- **Given request**: Copy each line holding the string "size".

- **Data segment**:
★ ★ ★

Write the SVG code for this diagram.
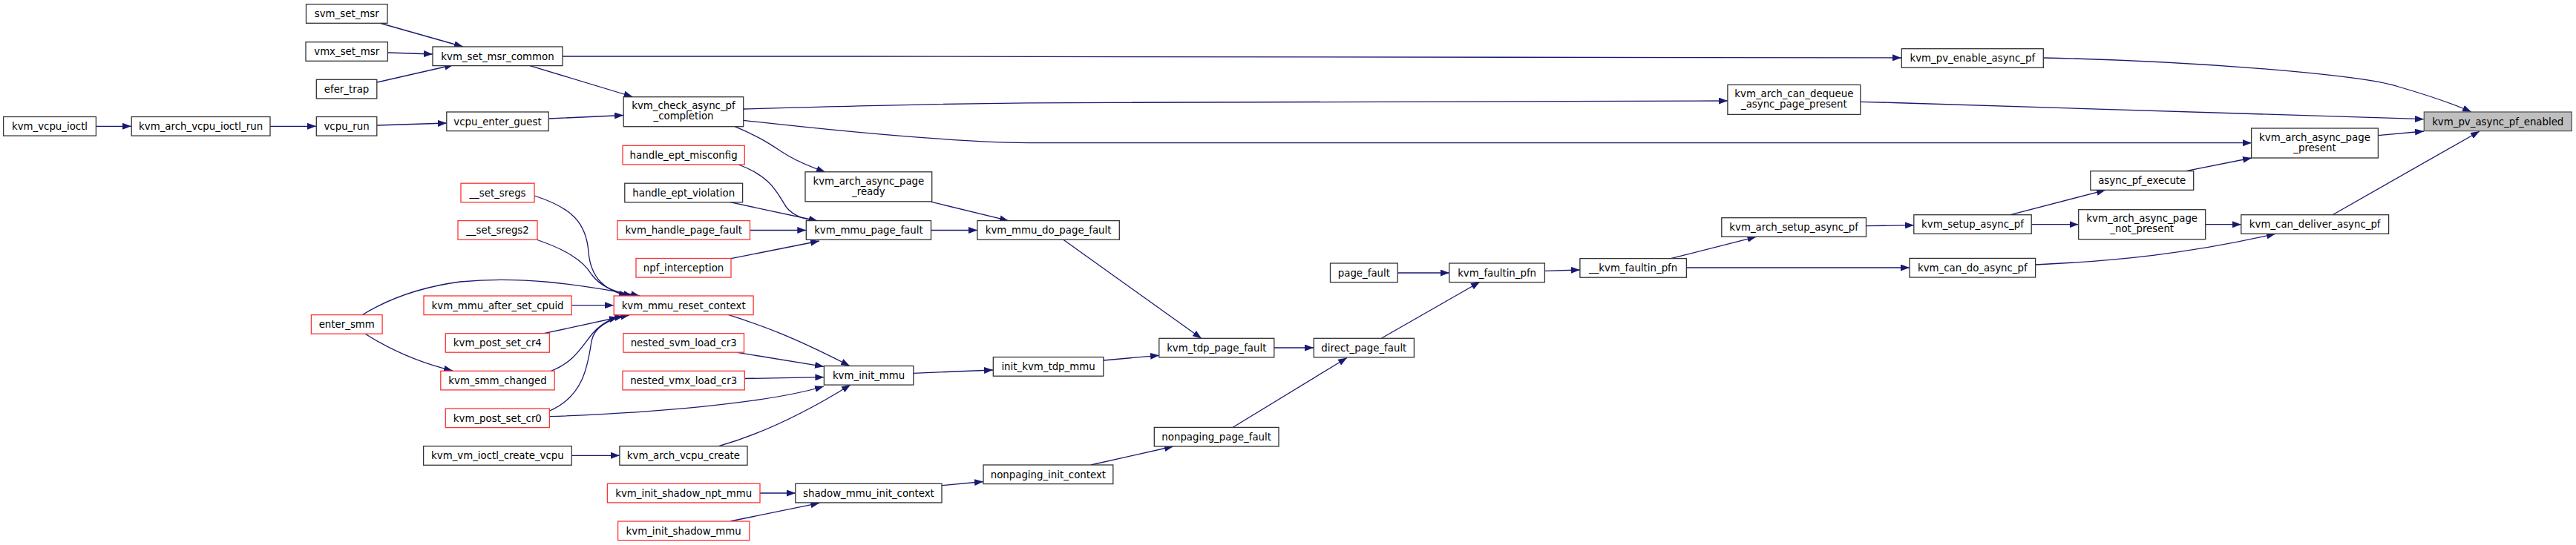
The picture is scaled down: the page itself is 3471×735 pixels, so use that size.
<svg xmlns="http://www.w3.org/2000/svg" width="3471" height="735" viewBox="0 0 3471 735">
<defs>
<marker id="a" viewBox="0 0 12 9" refX="12" refY="4.5" markerWidth="12" markerHeight="9" markerUnits="userSpaceOnUse" orient="auto"><path d="M0,0L12,4.5L0,9z" fill="#191970"/></marker>
<style>
.n rect{fill:#fff;stroke:#333;stroke-width:1.3}
.r rect{stroke:#f33}
.g rect{fill:#bfbfbf;stroke:#555}
text{font-family:"DejaVu Sans",sans-serif;font-size:13.33px;text-anchor:middle;fill:#000}
#edges path{fill:none;stroke:#191970;stroke-width:1.3;marker-end:url(#a)}
</style>
</defs>
<rect width="3471" height="735" fill="#fff"/>
<g id="edges">
<path d="M513,31.5L624,63"/>
<path d="M522.4,71L583,73"/>
<path d="M508,111L611,87.5"/>
<path d="M129.4,170.3L177,170.3"/>
<path d="M364,170.3L426,170.3"/>
<path d="M508,169L602,166"/>
<path d="M758,76C1500,76 2400,76 2562,78"/>
<path d="M714,88.7L852.5,130.5"/>
<path d="M739,160L840,155.5"/>
<path d="M1002,147C1150,143 1300,138.5 1500,138.3L2328,136"/>
<path d="M1002,162.3C1150,179 1300,192.7 1400,192.7L3034,192.7"/>
<path d="M990,170.7C1030,187 1045,200 1062,210S1095,226 1112,232"/>
<path d="M2753,78C2950,82 3180,100 3232,117C3280,131 3310,142 3330,151"/>
<path d="M2507,137.3C2800,145 3100,157 3266,160.7"/>
<path d="M3204.4,182.7L3266,177"/>
<path d="M3143,289.7L3341,177"/>
<path d="M995,222C1040,238 1048,262 1060,280C1070,292 1085,296 1102,298"/>
<path d="M983.7,272.7L1102,298"/>
<path d="M1010.5,310.5L1086.3,310.5"/>
<path d="M985,348.7L1104,325"/>
<path d="M1255,272.3L1359,297.7"/>
<path d="M1254.5,310.5L1317,310.5"/>
<path d="M1432.5,323L1619,456.5"/>
<path d="M1717,469L1770,469"/>
<path d="M1661.3,576.3L1815,482.5"/>
<path d="M1861.7,456L1994,380.3"/>
<path d="M1883,368L1953,368"/>
<path d="M2081.4,365.3L2129,364"/>
<path d="M2251.3,348.7L2366.4,319.3"/>
<path d="M2272.4,361L2573,361"/>
<path d="M2514.5,304.7L2579,303.7"/>
<path d="M2709,289.7L2837,256.3"/>
<path d="M2737.2,302.7L2800.7,302.7"/>
<path d="M2742.6,357C2850,352 2950,342 3066,315.3"/>
<path d="M2971.7,302.7L3020,302.7"/>
<path d="M2945.5,230.7L3034,213"/>
<path d="M720,264C770,280 790,300 793,340C796,375 815,392 846,399"/>
<path d="M724,323.5C760,336 785,350 797,370C808,385 825,393 852,399"/>
<path d="M488,424.7C520,405 560,388 620,380C700,372 780,383 862,399"/>
<path d="M770,411.7L827,411.7"/>
<path d="M733,449.7L833,428"/>
<path d="M742.6,500.3C775,488 785,465 800,448C812,435 825,429 840,426.5"/>
<path d="M740.7,554C785,535 792,495 797,460C801,440 820,430 848,425"/>
<path d="M491.8,450C520,468 560,488 610,500"/>
<path d="M981.8,424.7C1030,440 1070,455 1145,493.5"/>
<path d="M993.3,475.3L1110,494.3"/>
<path d="M1003.3,510.5L1110.4,508.7"/>
<path d="M740.4,561.7C870,557 1030,545 1110,521"/>
<path d="M968.4,601.7C1020,587 1080,560 1146,519"/>
<path d="M770,614.3L835,614.3"/>
<path d="M1230.8,503.3L1338,499"/>
<path d="M1487,486L1562,479.3"/>
<path d="M1024,665L1072,665"/>
<path d="M983.7,703L1104.3,678.3"/>
<path d="M1269,654.7L1325,649.5"/>
<path d="M1470,627L1581,602"/>
</g>
<g id="n1" class="n"><rect x="412.5" y="5.7" width="109.5" height="25.6"/><text x="467.25" y="23.2">svm_set_msr</text></g>
<g id="n2" class="n"><rect x="412" y="56.7" width="110.4" height="25.6"/><text x="467.2" y="74.2">vmx_set_msr</text></g>
<g id="n3" class="n"><rect x="426.3" y="107.3" width="81.5" height="25.6"/><text x="467.05" y="124.8">efer_trap</text></g>
<g id="n4" class="n"><rect x="4.6" y="157.5" width="124.8" height="25.6"/><text x="67" y="175">kvm_vcpu_ioctl</text></g>
<g id="n5" class="n"><rect x="177.2" y="157.5" width="186.8" height="25.6"/><text x="270.6" y="175">kvm_arch_vcpu_ioctl_run</text></g>
<g id="n6" class="n"><rect x="426.3" y="157.5" width="81.5" height="25.6"/><text x="467.05" y="175">vcpu_run</text></g>
<g id="n7" class="n r"><rect x="419.4" y="424.6" width="95.7" height="25.6"/><text x="467.25" y="442.1">enter_smm</text></g>
<g id="n8" class="n"><rect x="583" y="63" width="175" height="25.6"/><text x="670.5" y="80.5">kvm_set_msr_common</text></g>
<g id="n9" class="n"><rect x="601.8" y="151" width="137.4" height="25.6"/><text x="670.5" y="168.5">vcpu_enter_guest</text></g>
<g id="n10" class="n"><rect x="840.2" y="130.7" width="161.5" height="40"/><text x="921" y="147.4">kvm_check_async_pf</text><text x="921" y="161.4">_completion</text></g>
<g id="n11" class="n r"><rect x="839" y="196.3" width="164.3" height="25.6"/><text x="921.15" y="213.8">handle_ept_misconfig</text></g>
<g id="n12" class="n r"><rect x="621" y="247.2" width="99" height="25.6"/><text x="670.5" y="264.7">__set_sregs</text></g>
<g id="n13" class="n"><rect x="841.8" y="247.2" width="158.8" height="25.6"/><text x="921.2" y="264.7">handle_ept_violation</text></g>
<g id="n14" class="n r"><rect x="617" y="297.6" width="107" height="25.6"/><text x="670.5" y="315.1">__set_sregs2</text></g>
<g id="n15" class="n r"><rect x="831.8" y="297.6" width="178.7" height="25.6"/><text x="921.15" y="315.1">kvm_handle_page_fault</text></g>
<g id="n16" class="n r"><rect x="857" y="348.5" width="128" height="25.6"/><text x="921" y="366">npf_interception</text></g>
<g id="n17" class="n r"><rect x="827.2" y="399" width="187.9" height="25.6"/><text x="921.15" y="416.5">kvm_mmu_reset_context</text></g>
<g id="n18" class="n r"><rect x="571" y="399" width="199.2" height="25.6"/><text x="670.6" y="416.5">kvm_mmu_after_set_cpuid</text></g>
<g id="n19" class="n r"><rect x="600.3" y="449.6" width="140.1" height="25.6"/><text x="670.35" y="467.1">kvm_post_set_cr4</text></g>
<g id="n20" class="n r"><rect x="839.9" y="449.6" width="162.6" height="25.6"/><text x="921.2" y="467.1">nested_svm_load_cr3</text></g>
<g id="n21" class="n r"><rect x="593.8" y="500.3" width="153.4" height="25.6"/><text x="670.5" y="517.8">kvm_smm_changed</text></g>
<g id="n22" class="n r"><rect x="839" y="500.3" width="164.3" height="25.6"/><text x="921.15" y="517.8">nested_vmx_load_cr3</text></g>
<g id="n23" class="n r"><rect x="600.3" y="551" width="140.1" height="25.6"/><text x="670.35" y="568.5">kvm_post_set_cr0</text></g>
<g id="n24" class="n"><rect x="570.6" y="601.7" width="199.6" height="25.6"/><text x="670.4" y="619.2">kvm_vm_ioctl_create_vcpu</text></g>
<g id="n25" class="n"><rect x="834.9" y="601.7" width="172.1" height="25.6"/><text x="920.95" y="619.2">kvm_arch_vcpu_create</text></g>
<g id="n26" class="n r"><rect x="818.4" y="652.3" width="205.6" height="25.6"/><text x="921.2" y="669.8">kvm_init_shadow_npt_mmu</text></g>
<g id="n27" class="n r"><rect x="832.6" y="703" width="177.2" height="25.6"/><text x="921.2" y="720.5">kvm_init_shadow_mmu</text></g>
<g id="n28" class="n"><rect x="1085" y="231.8" width="170.7" height="40"/><text x="1170.35" y="248.5">kvm_arch_async_page</text><text x="1170.35" y="262.5">_ready</text></g>
<g id="n29" class="n"><rect x="1086.3" y="297.6" width="168.2" height="25.6"/><text x="1170.4" y="315.1">kvm_mmu_page_fault</text></g>
<g id="n30" class="n"><rect x="1110.4" y="493.5" width="120.4" height="25.6"/><text x="1170.6" y="511">kvm_init_mmu</text></g>
<g id="n31" class="n"><rect x="1071.8" y="652.3" width="197.2" height="25.6"/><text x="1170.4" y="669.8">shadow_mmu_init_context</text></g>
<g id="n32" class="n"><rect x="1316.9" y="297.6" width="191.4" height="25.6"/><text x="1412.6" y="315.1">kvm_mmu_do_page_fault</text></g>
<g id="n33" class="n"><rect x="1338.3" y="481.6" width="148.5" height="25.6"/><text x="1412.55" y="499.1">init_kvm_tdp_mmu</text></g>
<g id="n34" class="n"><rect x="1325" y="627" width="174.8" height="25.6"/><text x="1412.4" y="644.5">nonpaging_init_context</text></g>
<g id="n35" class="n"><rect x="1561.8" y="456.3" width="155" height="25.6"/><text x="1639.3" y="473.8">kvm_tdp_page_fault</text></g>
<g id="n36" class="n"><rect x="1555.3" y="576.4" width="167.7" height="25.6"/><text x="1639.15" y="593.9">nonpaging_page_fault</text></g>
<g id="n37" class="n"><rect x="1770.3" y="456.3" width="135.1" height="25.6"/><text x="1837.85" y="473.8">direct_page_fault</text></g>
<g id="n38" class="n"><rect x="1792.5" y="355" width="90.7" height="25.6"/><text x="1837.85" y="372.5">page_fault</text></g>
<g id="n39" class="n"><rect x="1952.8" y="355" width="128.6" height="25.6"/><text x="2017.1" y="372.5">kvm_faultin_pfn</text></g>
<g id="n40" class="n"><rect x="2128.9" y="348.6" width="143.5" height="25.6"/><text x="2200.65" y="366.1">__kvm_faultin_pfn</text></g>
<g id="n41" class="n"><rect x="2327.9" y="114.4" width="178.9" height="40"/><text x="2417.35" y="131.1">kvm_arch_can_dequeue</text><text x="2417.35" y="145.1">_async_page_present</text></g>
<g id="n42" class="n"><rect x="2319.8" y="293.7" width="194.7" height="25.6"/><text x="2417.15" y="311.2">kvm_arch_setup_async_pf</text></g>
<g id="n43" class="n"><rect x="2562.3" y="65.7" width="191" height="25.6"/><text x="2657.8" y="83.2">kvm_pv_enable_async_pf</text></g>
<g id="n44" class="n"><rect x="2578.8" y="289.7" width="158.4" height="25.6"/><text x="2658" y="307.2">kvm_setup_async_pf</text></g>
<g id="n45" class="n"><rect x="2573" y="348.4" width="169.6" height="25.6"/><text x="2657.8" y="365.9">kvm_can_do_async_pf</text></g>
<g id="n46" class="n"><rect x="2816.8" y="230.7" width="138.9" height="25.6"/><text x="2886.25" y="248.2">async_pf_execute</text></g>
<g id="n47" class="n"><rect x="2800.7" y="282.7" width="171" height="40"/><text x="2886.2" y="299.4">kvm_arch_async_page</text><text x="2886.2" y="313.4">_not_present</text></g>
<g id="n48" class="n"><rect x="3033.6" y="173" width="170.8" height="40"/><text x="3119" y="189.7">kvm_arch_async_page</text><text x="3119" y="203.7">_present</text></g>
<g id="n49" class="n"><rect x="3019.8" y="289.7" width="198.8" height="25.6"/><text x="3119.2" y="307.2">kvm_can_deliver_async_pf</text></g>
<g id="n50" class="n g"><rect x="3266.3" y="151" width="198.9" height="25.6"/><text x="3365.75" y="168.5">kvm_pv_async_pf_enabled</text></g>
</svg>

★ ★ ★

- **Output of the exercise**:
The picture is scaled down: the page itself is 3471×735 pixels, so use that size.
text{font-family:"DejaVu Sans",sans-serif;font-size:13.33px;text-anchor:middle;fill:#000}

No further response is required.